On Monday night’s concert by Boston University’s quartet-in-residence, the Muir Quartet, the audience was treated to works by Wolf, Janacek and Dvorak. Comprised of violinists Peter Zazofsky and Lucia Lin, violist Steven Ansell, and cellist Michael Reynolds, the Muir formed in 1979 when the group were recent Curtis graduates, and has been an ensemble-in-residence at BU since 1983. With three decades of experience playing together, numerous awards to their credit including a Grammy, and an educational lineage that includes the Guarneri and Budapest quartets, the audience at the Tsai center largely knew they were in for a performance beyond mere virtuosity, and Muir did not disappoint.
Although some extremely minor things did; they are so minor it seems fitting to mention them at once before exploring the concert, which was on the whole fantastic. First, I join the long line of Boston concertgoers in questioning the Tsai Center’s suitability, both in terms of architecture and acoustic, for a chamber concert. As a hybrid space which tries to be all things to all people (or all events), Tsai’s wide, flat, lecture-hall layout somehow manages to make an audience member feel a lack of intimacy and also as if they are crashing the private party on stage. While the acoustic might be well suited for dramatic shows or orchestra performances, any group under 10 or so people is constantly fighting the room; given that this was a Monday night concert and Tsai was about a third full, perhaps a more suitable space could have been found.

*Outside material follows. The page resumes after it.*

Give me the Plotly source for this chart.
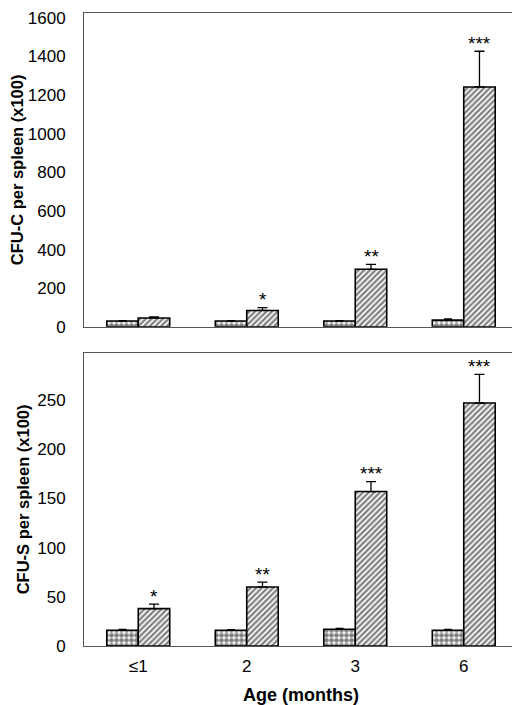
import plotly.graph_objects as go
from plotly.subplots import make_subplots

ages = ["≤1", "2", "3", "6"]

# CFU-C per spleen (x100)
cfuc_ctrl = [30, 30, 30, 35]
cfuc_ctrl_err = [2, 2, 2, 6]
cfuc_test = [46, 85, 298, 1242]
cfuc_test_err = [5, 14, 25, 185]
cfuc_stars = ["", "*", "**", "***"]

# CFU-S per spleen (x100)
cfus_ctrl = [16, 16, 17, 16]
cfus_ctrl_err = [1, 0.5, 1, 1]
cfus_test = [38, 60, 157, 247]
cfus_test_err = [4.5, 5, 10, 29]
cfus_stars = ["*", "**", "***", "***"]

FONT = "Liberation Sans, Arial, sans-serif"

fig = make_subplots(rows=2, cols=1, vertical_spacing=0.041,
                    row_heights=[0.517, 0.483])


def add_bars(row, ctrl, ctrl_err, test, test_err, stars):
    fig.add_trace(go.Bar(
        x=ages, y=ctrl,
        error_y=dict(type="data", array=ctrl_err, symmetric=False,
                     arrayminus=[0] * len(ctrl), color="black",
                     thickness=1.3, width=4),
        marker=dict(color="white", line=dict(color="black", width=1.6),
                    pattern=dict(shape=".", fgcolor="black", bgcolor="white",
                                 size=5, solidity=0.7)),
        showlegend=False), row=row, col=1)
    fig.add_trace(go.Bar(
        x=ages, y=test,
        error_y=dict(type="data", array=test_err, symmetric=False,
                     arrayminus=[0] * len(test), color="black",
                     thickness=1.3, width=5),
        marker=dict(color="white", line=dict(color="black", width=1.6),
                    pattern=dict(shape="/", fgcolor="black", bgcolor="white",
                                 size=4, solidity=0.55)),
        showlegend=False), row=row, col=1)
    xref = "x" if row == 1 else "x2"
    yref = "y" if row == 1 else "y2"
    # category index used for x so "2", "3", "6" are not read as numbers
    for i, (v, e, s) in enumerate(zip(test, test_err, stars)):
        if s:
            fig.add_annotation(x=i, y=v + e, xref=xref, yref=yref, text=s,
                               showarrow=False, xshift=16, yshift=8,
                               font=dict(family=FONT, size=19, color="black"))


add_bars(1, cfuc_ctrl, cfuc_ctrl_err, cfuc_test, cfuc_test_err, cfuc_stars)
add_bars(2, cfus_ctrl, cfus_ctrl_err, cfus_test, cfus_test_err, cfus_stars)

axis_style = dict(showline=True, mirror=True, linecolor="#555", linewidth=1,
                  showgrid=False, zeroline=False, ticks="", automargin=False,
                  tickfont=dict(family=FONT, size=17, color="black"))

fig.update_xaxes(type="category", range=[-0.5, 3.5], ticklabelstandoff=5,
                 **axis_style)
fig.update_yaxes(ticklabelstandoff=14, ticklabeloverflow="allow", **axis_style)
fig.update_xaxes(title=dict(text="<b>Age (months)</b>", standoff=14,
                            font=dict(family=FONT, size=18, color="black")),
                 row=2, col=1)
fig.update_xaxes(showticklabels=False, row=1, col=1)
fig.update_yaxes(range=[0, 1625], tickvals=list(range(0, 1601, 200)),
                 title=dict(text="<b>CFU-C per spleen (x100)</b>", standoff=1,
                            font=dict(family=FONT, size=16.5, color="black")),
                 row=1, col=1)
fig.update_yaxes(range=[0, 298], tickvals=list(range(0, 251, 50)),
                 title=dict(text="<b>CFU-S per spleen (x100)</b>", standoff=3,
                            font=dict(family=FONT, size=16.5, color="black")),
                 row=2, col=1)

# page body has an 8px margin, so the figure is 8px smaller than the window
fig.update_layout(
    width=512, height=697,
    margin=dict(l=76, r=2, t=5, b=59),
    barmode="group", bargap=0.42, bargroupgap=0,
    plot_bgcolor="white", paper_bgcolor="white",
    font=dict(family=FONT, color="black"),
)

fig.write_html("out.html")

That was not the quartet’s fault though, and neither is the second complaint: the program contained a bio of the ensemble, but no notes on the program. Especially on a concert with slightly nonstandard repertoire, a little blurb could help the audience identify with the pieces. Again, probably out of the group’s control. What was under the group’s control was delightful.
Wolf’s Italian Serenade occupies a strange and significant place in the repertoire—it seems there are many pieces that are considered “standard” although in reality they are still rarely heard. In this case, it is probably due to fact that the sheer virtuosity required to prepare the work is often not thought worth its seven-minute duration. But the Muir Quartet caught all its joyous effervescence and sly harmonies, slipping in and out of moments of effortless exuberance and rigorous muscle. The whole work, so its musical content was a bit understated, but perhaps that was intentional. The Muir’s color palate is orders of magnitude beyond other ensembles, and when they want to pull out all the stops they can.
And they did, in Janacek’s fiendishly difficult second quartet, Intimate Letters. Written as a musical expression of the over 700 love letters the composer exchanged with Kamila Stösslová, who not only was married but also nearly four decades his junior. The piece understandably takes on an improvisational and highly programmatic character, filled with genuine manifestations of manic emotional highs and lows. The viola, which was to symbolize Kamila, plays a prominent role in the work, and Mr. Ansell poured meaning and strength into each moment of its journey.
The first movement was nearly overwhelming. A few intonation issues at the culmination could be forgiven for the overall emotional heft of the music. In the second movement, the quartet sounded like a miniature orchestra, with clear and delicate textures. In the third movement, a Dance of the Solitary, one became acutely aware of the words and sentences these musical notes represented, and the final danse macabre switched through all the manic moods of the work, including a moment where Janacek twice ‘scribbles out’ a passage he is not pleased with, only to return to the opening musical material.
After intermission, the quartet played Dvorak’s Quartet in C Major, Op. 61. It was a bit like going to a five course meal, enjoying the first two and then instead of a palate pleaser having a banana split sundae—a Beethoven quartet would have rounded out the concert better; or a Shostakovich; or even a Schubert work. The Dvorak, while handsomely played, was not joining the Wolf and Janacek at the grownup table.
The group though had their virtuosity on full display, and it came off beautifully. The first movement was typical Dvorak—somewhat pastoral, always dancing, and often ending numerous times before it actually does. The interweaving lines of the slow movement were akin to the scherzo, where the rigorous dance was infused with a sweet song, and the trio’s song was infused with a dance. In the finale, whole worlds of sound were opened up and put on display, which perhaps resulted in the piece earning its place on the program.
As my wife, a string quartet member herself, mentioned to me, “people just aren’t taught to play like that anymore”, meaning that the old school lineage of the Muir’s teachers and forebears granted them a style of approaching music and a certain physicality which does wonders for chamber music (from an age when all chamber musicians were right below international soloists), but would prematurely end the career of the modern ‘gigging’ musician. The Muir Quartet of course possesses the facility to conjure up these musical forces when needed and use other methods at other times, but the result is a seemingly infinite color palate, a true sense of grit and weight, coupled with a floating gracefulness that allows each work to contain a universe of sound.